--- DATA SECTION ---
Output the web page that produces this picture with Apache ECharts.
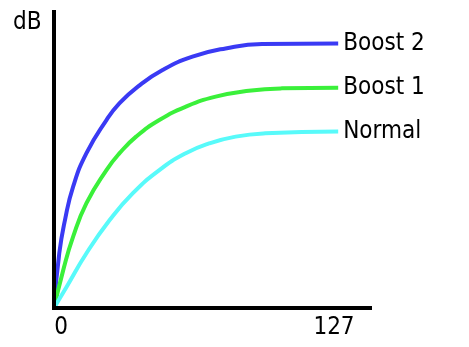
<!DOCTYPE html>
<html><head><meta charset="utf-8">
<script src="https://cdn.jsdelivr.net/npm/echarts@6/dist/echarts.min.js"></script>
<style>html,body{margin:0;padding:0;background:#fff}#c{width:469px;height:347px}</style>
</head><body><div id="c"></div>
<script>
var seriesNames = ['Boost 2', 'Boost 1', 'Normal'];
var xTickLabels = [0, 127];
var yName = 'dB';
var boost2 = [[0,0],[2.45,18.5],[5.1,29.7],[8.9,41.0],[15.1,52.3],[24.4,63.5],[30.5,69.2],[39.0,74.8],[50.5,80.4],[64.4,84.9],[79.8,87.7],[96.8,89.2],[132.2,89.4]];
var boost1 = [[0,0],[4.3,12.8],[8.9,24.1],[15.1,35.4],[24.4,46.6],[30.5,52.3],[38.2,57.9],[49.0,63.5],[61.3,68.0],[75.2,71.4],[90.6,73.4],[106.0,74.2],[132.2,74.4]];
var normal = [[0,0],[5.9,7.2],[15.1,18.5],[25.9,29.7],[36.7,38.8],[49.0,46.6],[61.3,52.3],[72.1,55.6],[84.5,57.9],[98.3,59.0],[132.2,59.6]];
var colors = ['#3a3af4', '#3af03a', '#58fafa'];

var font = '"DejaVu Sans Condensed", "DejaVu Sans", sans-serif';
function mk(name, data, color) {
  return {
    name: name, type: 'line', data: data, smooth: true, showSymbol: false,
    lineStyle: { width: 4, color: color }, itemStyle: { color: color },
    endLabel: { show: true, formatter: '{a}', color: '#000', fontFamily: font, fontSize: 24, distance: 5 },
    z: 2
  };
}
var chart = echarts.init(document.getElementById('c'));
chart.setOption({
  animation: false,
  title: { text: yName, left: 13, top: 11, padding: 0, textStyle: { fontFamily: font, fontSize: 24, fontWeight: 'normal', color: '#000' } },
  grid: { left: 54, top: 12, right: 99, bottom: 39 },
  xAxis: {
    type: 'value', min: 0, max: 147, z: 10,
    splitLine: { show: false }, axisTick: { show: false },
    axisLine: { lineStyle: { color: '#000', width: 4, cap: 'square' } },
    axisLabel: { customValues: xTickLabels, color: '#000', fontFamily: font, fontSize: 24, margin: 8, padding: [0,0,0,14] }
  },
  yAxis: {
    type: 'value', min: 0, max: 100, z: 10,
    splitLine: { show: false }, axisTick: { show: false }, axisLabel: { show: false },
    axisLine: { lineStyle: { color: '#000', width: 4, cap: 'square' } }
  },
  series: [mk(seriesNames[0], boost2, colors[0]), mk(seriesNames[1], boost1, colors[1]), mk(seriesNames[2], normal, colors[2])]
});
</script></body></html>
---
§ STATED PROBLEM
Reproduce the full material exactly, excluding the pictures.

§ PROBLEM SOLUTION
Output the web page that produces this picture with Apache ECharts.
<!DOCTYPE html>
<html><head><meta charset="utf-8">
<script src="https://cdn.jsdelivr.net/npm/echarts@6/dist/echarts.min.js"></script>
<style>html,body{margin:0;padding:0;background:#fff}#c{width:469px;height:347px}</style>
</head><body><div id="c"></div>
<script>
var seriesNames = ['Boost 2', 'Boost 1', 'Normal'];
var xTickLabels = [0, 127];
var yName = 'dB';
var boost2 = [[0,0],[2.45,18.5],[5.1,29.7],[8.9,41.0],[15.1,52.3],[24.4,63.5],[30.5,69.2],[39.0,74.8],[50.5,80.4],[64.4,84.9],[79.8,87.7],[96.8,89.2],[132.2,89.4]];
var boost1 = [[0,0],[4.3,12.8],[8.9,24.1],[15.1,35.4],[24.4,46.6],[30.5,52.3],[38.2,57.9],[49.0,63.5],[61.3,68.0],[75.2,71.4],[90.6,73.4],[106.0,74.2],[132.2,74.4]];
var normal = [[0,0],[5.9,7.2],[15.1,18.5],[25.9,29.7],[36.7,38.8],[49.0,46.6],[61.3,52.3],[72.1,55.6],[84.5,57.9],[98.3,59.0],[132.2,59.6]];
var colors = ['#3a3af4', '#3af03a', '#58fafa'];

var font = '"DejaVu Sans Condensed", "DejaVu Sans", sans-serif';
function mk(name, data, color) {
  return {
    name: name, type: 'line', data: data, smooth: true, showSymbol: false,
    lineStyle: { width: 4, color: color }, itemStyle: { color: color },
    endLabel: { show: true, formatter: '{a}', color: '#000', fontFamily: font, fontSize: 24, distance: 5 },
    z: 2
  };
}
var chart = echarts.init(document.getElementById('c'));
chart.setOption({
  animation: false,
  title: { text: yName, left: 13, top: 11, padding: 0, textStyle: { fontFamily: font, fontSize: 24, fontWeight: 'normal', color: '#000' } },
  grid: { left: 54, top: 12, right: 99, bottom: 39 },
  xAxis: {
    type: 'value', min: 0, max: 147, z: 10,
    splitLine: { show: false }, axisTick: { show: false },
    axisLine: { lineStyle: { color: '#000', width: 4, cap: 'square' } },
    axisLabel: { customValues: xTickLabels, color: '#000', fontFamily: font, fontSize: 24, margin: 8, padding: [0,0,0,14] }
  },
  yAxis: {
    type: 'value', min: 0, max: 100, z: 10,
    splitLine: { show: false }, axisTick: { show: false }, axisLabel: { show: false },
    axisLine: { lineStyle: { color: '#000', width: 4, cap: 'square' } }
  },
  series: [mk(seriesNames[0], boost2, colors[0]), mk(seriesNames[1], boost1, colors[1]), mk(seriesNames[2], normal, colors[2])]
});
</script></body></html>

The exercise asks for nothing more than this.